Perhaps you are reading this while facing your own dark night of the soul. Maybe the pain has become so familiar that you can hardly remember what it is like to live without it. Or perhaps you know someone who is in that place and does not know how to help.
What is one practical step you can take today to seek relief in God, instead of trying to carry everything alone?
Be honest: when was the last time you truly opened your heart before God, without filters, without trying to be spiritually correct?
The Relief That Comes from Heaven
David teaches us that the path to relief begins with brutal honesty before God. We do not need to pretend strength we do not have. We do not need to memorize theological answers when what we really feel is confusion and pain.

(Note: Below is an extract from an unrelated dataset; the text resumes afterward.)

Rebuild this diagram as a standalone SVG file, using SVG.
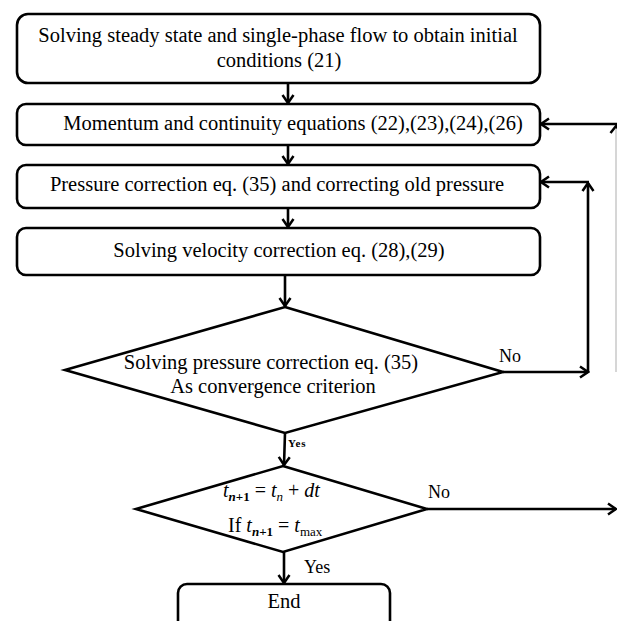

We can simply come. Broken. Exhausted. Consumed. And say: "Father, remove this stroke from me. I am at my limit."
And here is the beautiful promise that echoes throughout Scripture: He is near to the brokenhearted. He invites the weary to come to Him. He is the God of all comfort. He will not waste your suffering.
Relief may not come in the way we expect or in the time we desire. But it will come. Because the same God who allowed the pain is faithful to sustain us through it and transform us by it.
This week, I invite you to make your own prayer of Psalm 39:10. Take a moment, find a quiet place, and talk to God about what is consuming you. Be specific. Be honest. Be real.
And then wait. Not necessarily for an instant solution, but for the presence of the One who promised never to leave us nor forsake us. Because in the end, the greatest relief is not the absence of pain, but the presence of God in the midst of it.
May you experience today the closeness of the God who heals the brokenhearted and cares deeply about every tear you shed. He sees. He cares. And He is closer than you think.